Format reviewed: Amiga 500

Publisher: Krisalis

Developer: Krisalis

Submitted by: Clarance Frank

Over the years Mario and Sonic platformers have had plenty of praise heaped upon them (and quite rightly), but Soccer Kid on the Amiga is every bit as creative as either of them.

You play the part of Soccer Kid as he attempts to rescue back the World Cup that has been captured by the evil alien pirate SCAB (?)…. Well that’s the plot, which can be largely ignored. The uniqueness of soccer kid is the way in which you use a football as a weapon against your adversaries. Soccer Kid can pull off headers, volleys, chips, tackles and even an impressive overhead scissor kick in order to dispatch his foes. Controls are quite tricky to work out, but after a while it becomes almost second nature to shoot the ball towards the baddies, who are suitably themed to match the five countries that have to be visited.

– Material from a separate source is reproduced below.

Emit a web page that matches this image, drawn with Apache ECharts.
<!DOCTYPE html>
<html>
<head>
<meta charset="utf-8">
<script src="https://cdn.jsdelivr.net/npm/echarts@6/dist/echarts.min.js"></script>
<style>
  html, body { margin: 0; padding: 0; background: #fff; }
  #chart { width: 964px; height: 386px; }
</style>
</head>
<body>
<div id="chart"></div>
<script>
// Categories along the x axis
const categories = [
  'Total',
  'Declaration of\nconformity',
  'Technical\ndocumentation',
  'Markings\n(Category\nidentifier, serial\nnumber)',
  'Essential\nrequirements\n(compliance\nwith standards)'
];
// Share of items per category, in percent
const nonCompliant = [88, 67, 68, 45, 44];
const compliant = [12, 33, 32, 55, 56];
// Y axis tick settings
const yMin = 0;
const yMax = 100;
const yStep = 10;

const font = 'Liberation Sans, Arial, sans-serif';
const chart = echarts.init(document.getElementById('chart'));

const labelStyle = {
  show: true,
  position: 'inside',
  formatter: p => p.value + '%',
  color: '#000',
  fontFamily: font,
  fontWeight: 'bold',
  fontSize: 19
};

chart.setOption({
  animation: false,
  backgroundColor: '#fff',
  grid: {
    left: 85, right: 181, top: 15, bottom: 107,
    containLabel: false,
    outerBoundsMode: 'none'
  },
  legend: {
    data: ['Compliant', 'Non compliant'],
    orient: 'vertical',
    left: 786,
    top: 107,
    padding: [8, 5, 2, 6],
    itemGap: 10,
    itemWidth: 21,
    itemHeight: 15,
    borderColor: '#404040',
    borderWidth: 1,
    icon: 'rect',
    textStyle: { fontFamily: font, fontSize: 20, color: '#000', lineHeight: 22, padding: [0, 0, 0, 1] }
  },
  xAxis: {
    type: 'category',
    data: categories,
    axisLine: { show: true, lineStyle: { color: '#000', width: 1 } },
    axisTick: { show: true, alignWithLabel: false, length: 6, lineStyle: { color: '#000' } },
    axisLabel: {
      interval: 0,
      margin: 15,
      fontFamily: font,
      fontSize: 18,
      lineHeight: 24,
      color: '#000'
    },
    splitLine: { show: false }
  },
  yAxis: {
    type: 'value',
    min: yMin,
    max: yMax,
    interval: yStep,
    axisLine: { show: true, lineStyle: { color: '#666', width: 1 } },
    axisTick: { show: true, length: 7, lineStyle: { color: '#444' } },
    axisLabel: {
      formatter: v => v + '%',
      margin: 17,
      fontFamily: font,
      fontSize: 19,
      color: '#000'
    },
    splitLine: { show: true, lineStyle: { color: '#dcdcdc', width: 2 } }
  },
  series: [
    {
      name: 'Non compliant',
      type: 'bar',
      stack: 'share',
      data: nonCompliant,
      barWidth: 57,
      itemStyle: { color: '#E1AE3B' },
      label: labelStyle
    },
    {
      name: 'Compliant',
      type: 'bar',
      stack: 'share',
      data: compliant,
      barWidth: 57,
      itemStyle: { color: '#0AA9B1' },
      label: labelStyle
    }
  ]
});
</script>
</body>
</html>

The graphics are superb, with smooth parallax scrolling – which becomes more and more impressive as the game progresses – and plenty of detailed animation has been put into the 'Soccer Kid' character, which has to be one of the nicest sprites to be created on the Amiga. A lot of development went into Soccer Kid and it shows with nice little touches all around, from leaves falling from trees when the ball strikes them, to the great stereo soundtrack, to the gently falling snow on the Russian levels. There’s also the ability to change the colours of Soccer Kid’s kit to match that of your favourite team.

You won’t find a nicer looking or more imaginative platformer on the Amiga, the trouble is Soccer Kid is very hard. The control system, while easy enough to pick up, never seems to become intuitive, and on the later levels it’s very hard to progress, especially at the boss battles at the end of level (I have been stuck on the Russian end-of-level boss for fourteen years now – no cheat codes seem to exist!). The overly hard difficulty level is a real shame, as this is a slickly produced beauty of a game.